Task details:
In your copy, include every line of the listing below exactly but none of the pictures.

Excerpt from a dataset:
____________________

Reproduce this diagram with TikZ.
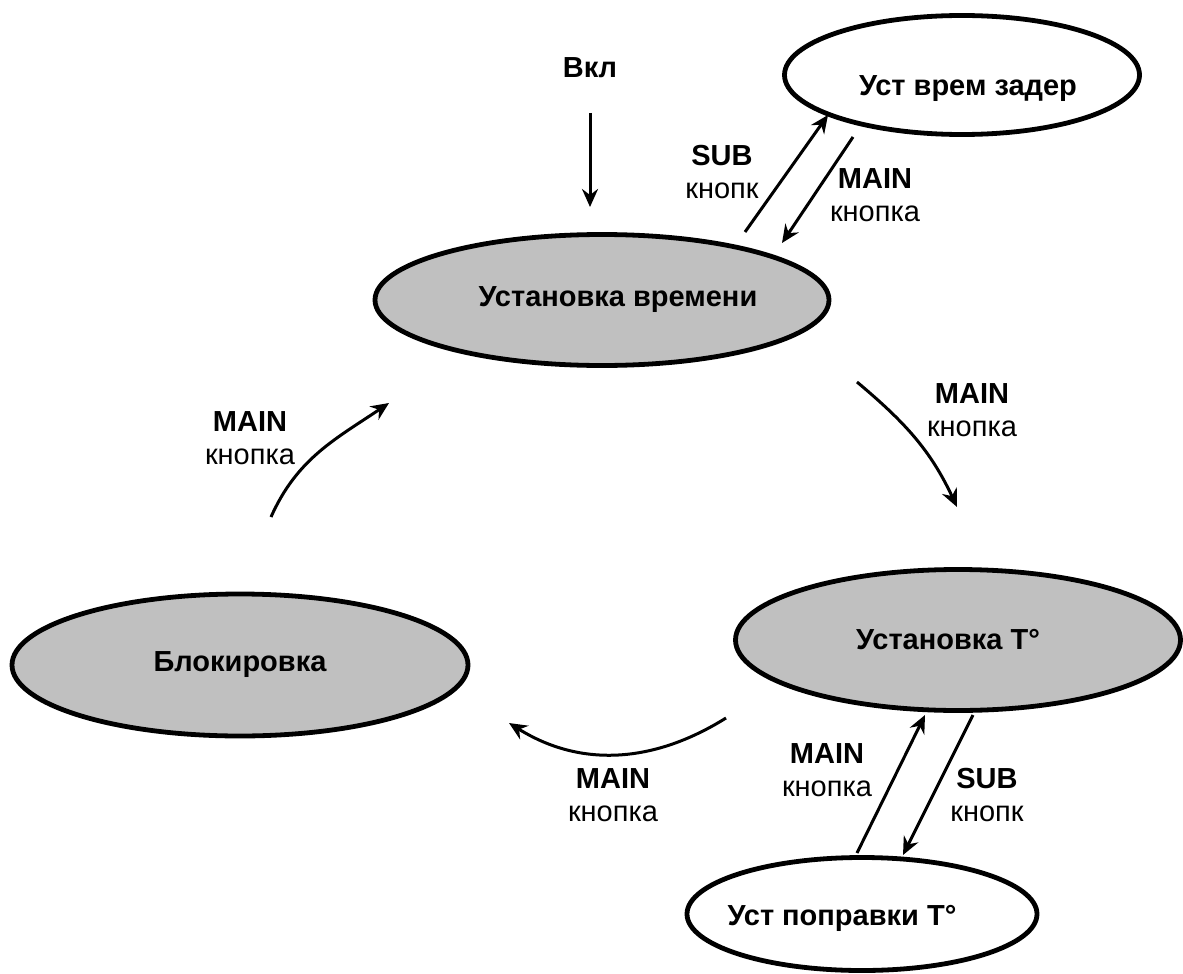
\documentclass[tikz,border=0pt]{standalone}
\usepackage{fontspec}
\setmainfont{Liberation Sans}
\usetikzlibrary{arrows.meta,shapes.geometric}

\definecolor{stategray}{RGB}{192,192,192}
\newcommand{\labfont}{\fontsize{14.5}{16.5}\selectfont}

\tikzset{
  stnode/.style={draw, ellipse, line width=2.4pt, inner sep=0pt},
  active/.style={stnode, fill=stategray},
  arr/.style={line width=1.5pt, -{Stealth[length=9pt,width=8pt,inset=3pt]}},
  lbl/.style={align=center, inner sep=0pt, font=\labfont},
  every label/.style={font=\labfont\bfseries, inner sep=0pt}
}

\begin{document}
\begin{tikzpicture}[x=0.5pt, y=-0.5pt]
\useasboundingbox (0,0) rectangle (1183,974);

% States
\node[active, minimum width=227pt, minimum height=65.5pt, label={[xshift=8pt]center:Установка времени}] (time) at (602,300) {};
\node[stnode, minimum width=177.5pt, minimum height=59.5pt, label={[xshift=3pt, yshift=-7pt]center:Уст врем задер}] (delay) at (962,75) {};
\node[active, minimum width=222.5pt, minimum height=70.5pt, label={[xshift=-5pt]center:Установка T°}] (temp) at (958,640) {};
\node[active, minimum width=228pt, minimum height=71pt, label={center:Блокировка}] (lock) at (240,665) {};
\node[stnode, minimum width=175pt, minimum height=56.5pt, label={[xshift=-10pt, yshift=-2pt]center:Уст поправки T°}] (corr) at (862,914) {};
\node[lbl, font=\labfont\bfseries] (vkl) at (590,68) {Вкл};

% Labels
\node[lbl] (subtop) at (722,172) {\textbf{SUB}\\кнопк};
\node[lbl] (maintop) at (875,195) {\textbf{MAIN}\\кнопка};
\node[lbl] (mainright) at (972,410) {\textbf{MAIN}\\кнопка};
\node[lbl] (mainleft) at (250,438) {\textbf{MAIN}\\кнопка};
\node[lbl] (mainlow) at (613,795) {\textbf{MAIN}\\кнопка};
\node[lbl] (mainbot) at (827,770) {\textbf{MAIN}\\кнопка};
\node[lbl] (subbot) at (987,795) {\textbf{SUB}\\кнопк};

% Arrows
\draw[arr] ([shift={(0,45)}]vkl.center) -- ([shift={(-12,-93)}]time.center);
\draw[arr] ([shift={(143,-68)}]time.center) -- ([shift={(-134,40)}]delay.center);
\draw[arr] ([shift={(-109,62)}]delay.center) -- ([shift={(180,-57)}]time.center);
\draw[arr] ([shift={(255,82)}]time.center) to[out=-40, in=115] ([shift={(-1,-133)}]temp.center);
\draw[arr] ([shift={(-232,78)}]temp.center) to[out=-148, in=-32] ([shift={(269,58)}]lock.center);
\draw[arr] ([shift={(31,-148)}]lock.center) to[out=66, in=-146] ([shift={(-213,103)}]time.center);
\draw[arr] ([shift={(-5,-61)}]corr.center) -- ([shift={(-33,75)}]temp.center);
\draw[arr] ([shift={(15,75)}]temp.center) -- ([shift={(41,-59)}]corr.center);

\end{tikzpicture}
\end{document}
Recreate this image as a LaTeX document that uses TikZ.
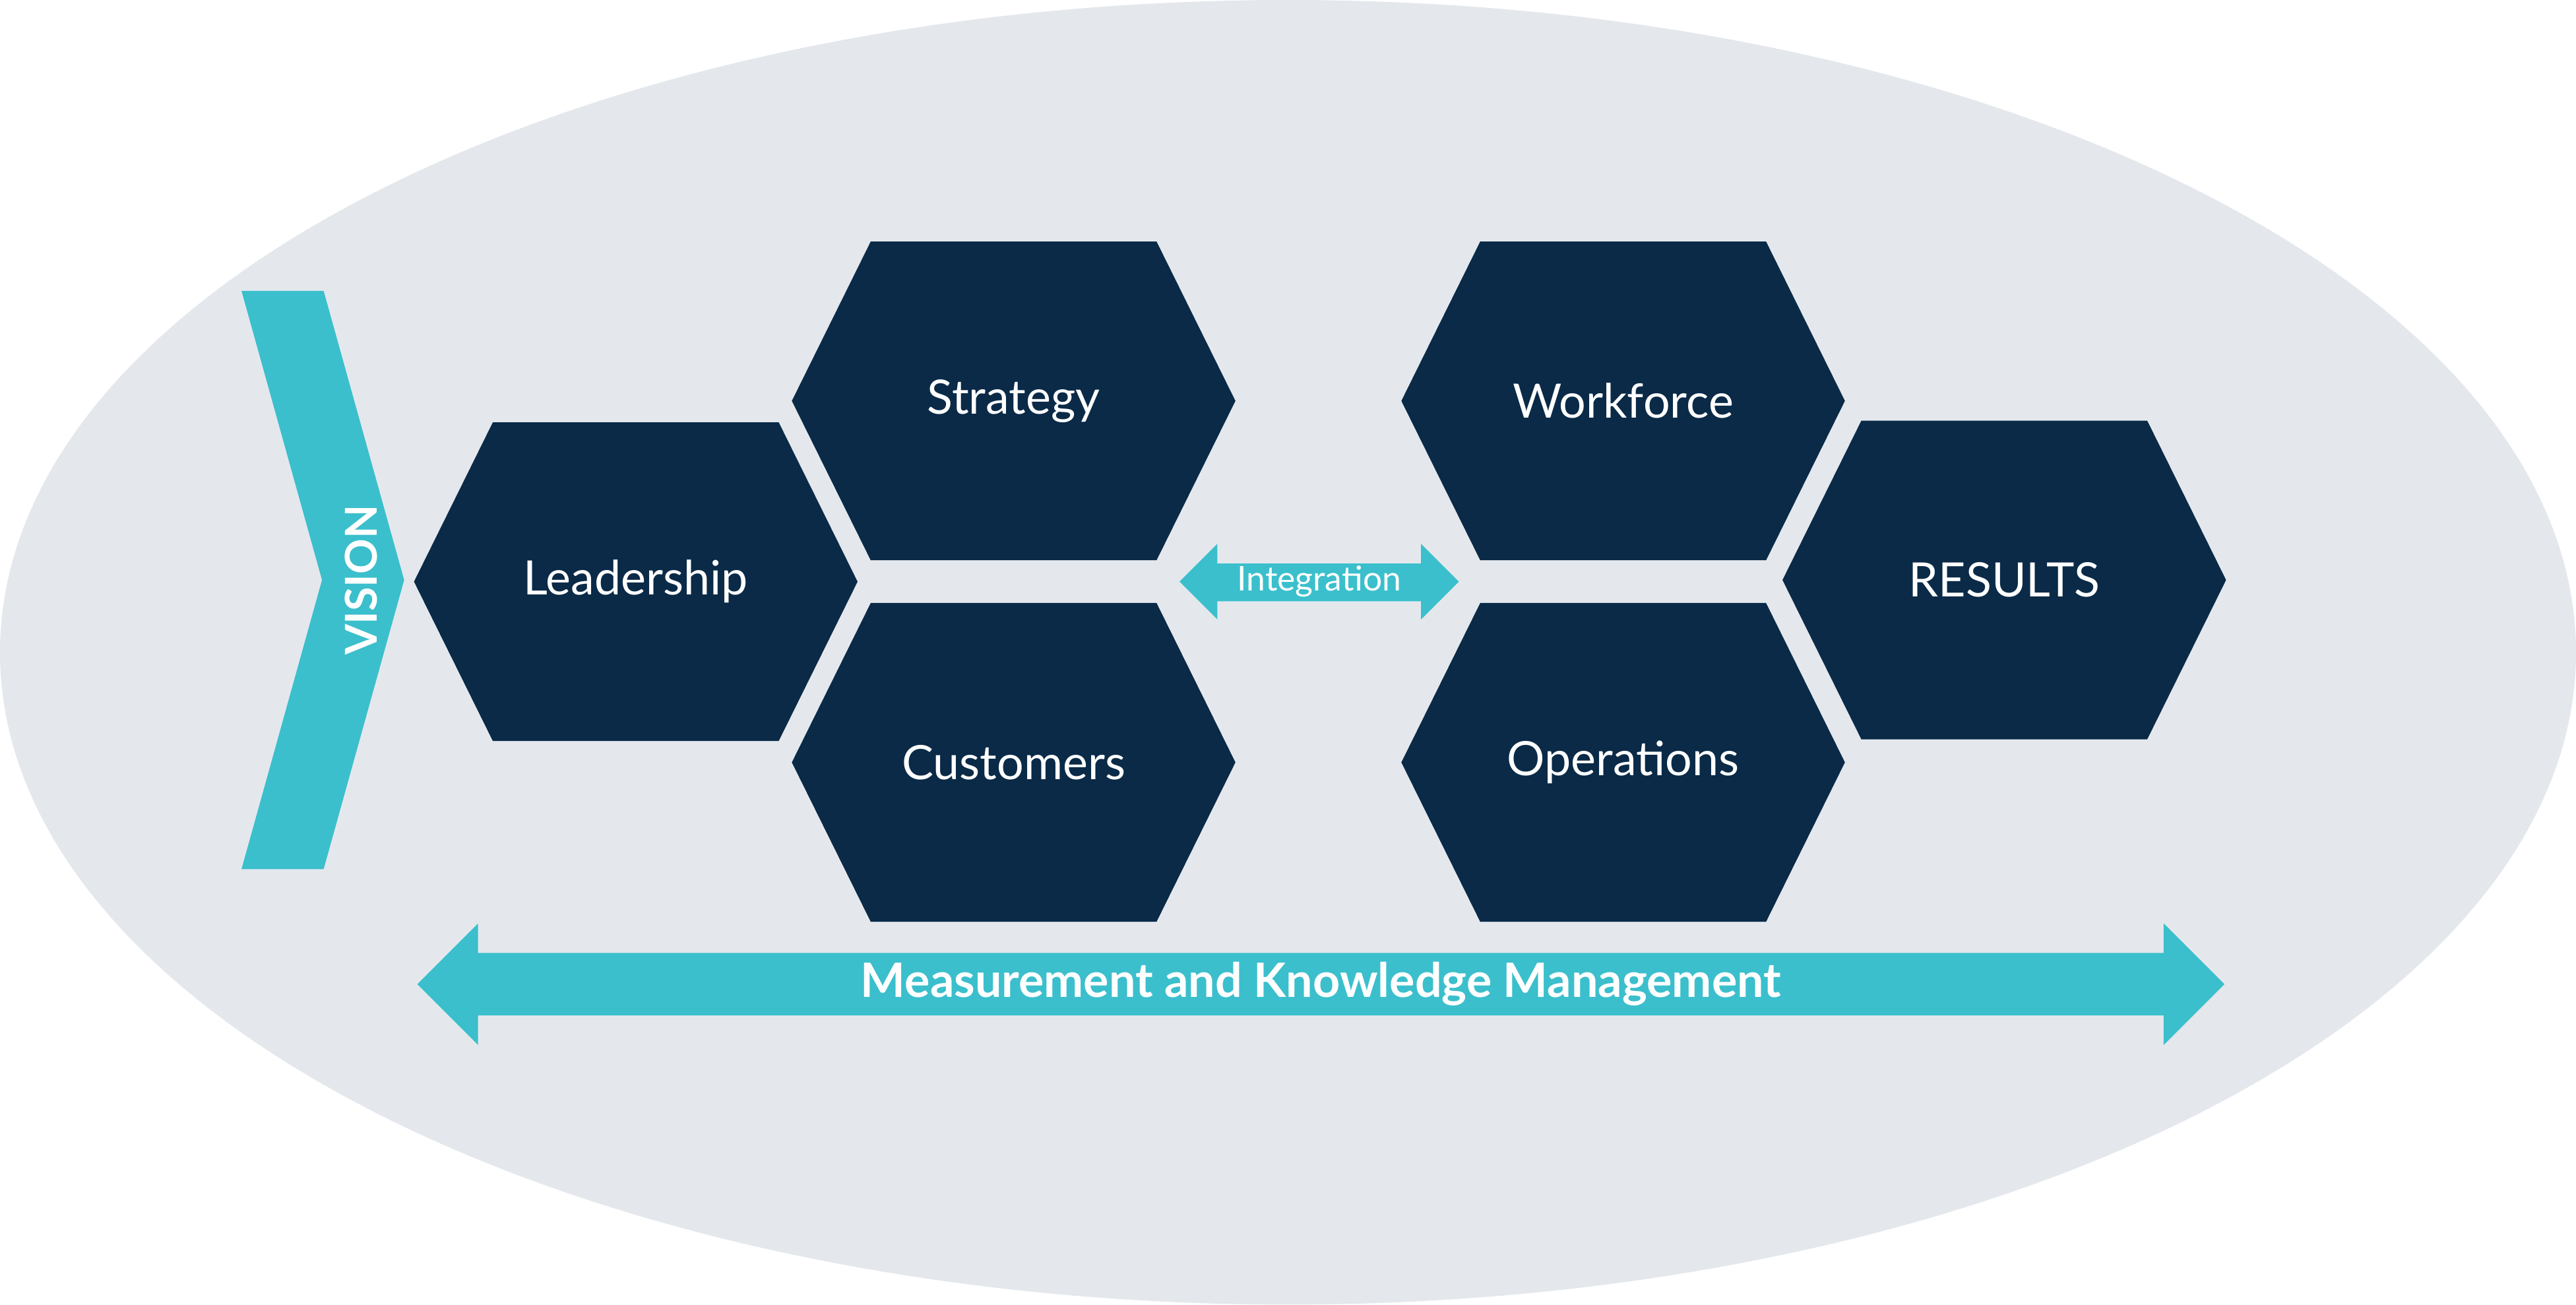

____________________

Output for this exercise:
Reproduce this diagram with TikZ.
\documentclass[tikz,border=0pt]{standalone}
\usepackage{fontspec}
\setmainfont{Liberation Sans}
\usetikzlibrary{arrows.meta,shapes.geometric}

\definecolor{stategray}{RGB}{192,192,192}
\newcommand{\labfont}{\fontsize{14.5}{16.5}\selectfont}

\tikzset{
  stnode/.style={draw, ellipse, line width=2.4pt, inner sep=0pt},
  active/.style={stnode, fill=stategray},
  arr/.style={line width=1.5pt, -{Stealth[length=9pt,width=8pt,inset=3pt]}},
  lbl/.style={align=center, inner sep=0pt, font=\labfont},
  every label/.style={font=\labfont\bfseries, inner sep=0pt}
}

\begin{document}
\begin{tikzpicture}[x=0.5pt, y=-0.5pt]
\useasboundingbox (0,0) rectangle (1183,974);

% States
\node[active, minimum width=227pt, minimum height=65.5pt, label={[xshift=8pt]center:Установка времени}] (time) at (602,300) {};
\node[stnode, minimum width=177.5pt, minimum height=59.5pt, label={[xshift=3pt, yshift=-7pt]center:Уст врем задер}] (delay) at (962,75) {};
\node[active, minimum width=222.5pt, minimum height=70.5pt, label={[xshift=-5pt]center:Установка T°}] (temp) at (958,640) {};
\node[active, minimum width=228pt, minimum height=71pt, label={center:Блокировка}] (lock) at (240,665) {};
\node[stnode, minimum width=175pt, minimum height=56.5pt, label={[xshift=-10pt, yshift=-2pt]center:Уст поправки T°}] (corr) at (862,914) {};
\node[lbl, font=\labfont\bfseries] (vkl) at (590,68) {Вкл};

% Labels
\node[lbl] (subtop) at (722,172) {\textbf{SUB}\\кнопк};
\node[lbl] (maintop) at (875,195) {\textbf{MAIN}\\кнопка};
\node[lbl] (mainright) at (972,410) {\textbf{MAIN}\\кнопка};
\node[lbl] (mainleft) at (250,438) {\textbf{MAIN}\\кнопка};
\node[lbl] (mainlow) at (613,795) {\textbf{MAIN}\\кнопка};
\node[lbl] (mainbot) at (827,770) {\textbf{MAIN}\\кнопка};
\node[lbl] (subbot) at (987,795) {\textbf{SUB}\\кнопк};

% Arrows
\draw[arr] ([shift={(0,45)}]vkl.center) -- ([shift={(-12,-93)}]time.center);
\draw[arr] ([shift={(143,-68)}]time.center) -- ([shift={(-134,40)}]delay.center);
\draw[arr] ([shift={(-109,62)}]delay.center) -- ([shift={(180,-57)}]time.center);
\draw[arr] ([shift={(255,82)}]time.center) to[out=-40, in=115] ([shift={(-1,-133)}]temp.center);
\draw[arr] ([shift={(-232,78)}]temp.center) to[out=-148, in=-32] ([shift={(269,58)}]lock.center);
\draw[arr] ([shift={(31,-148)}]lock.center) to[out=66, in=-146] ([shift={(-213,103)}]time.center);
\draw[arr] ([shift={(-5,-61)}]corr.center) -- ([shift={(-33,75)}]temp.center);
\draw[arr] ([shift={(15,75)}]temp.center) -- ([shift={(41,-59)}]corr.center);

\end{tikzpicture}
\end{document}
Recreate this image as a LaTeX document that uses TikZ.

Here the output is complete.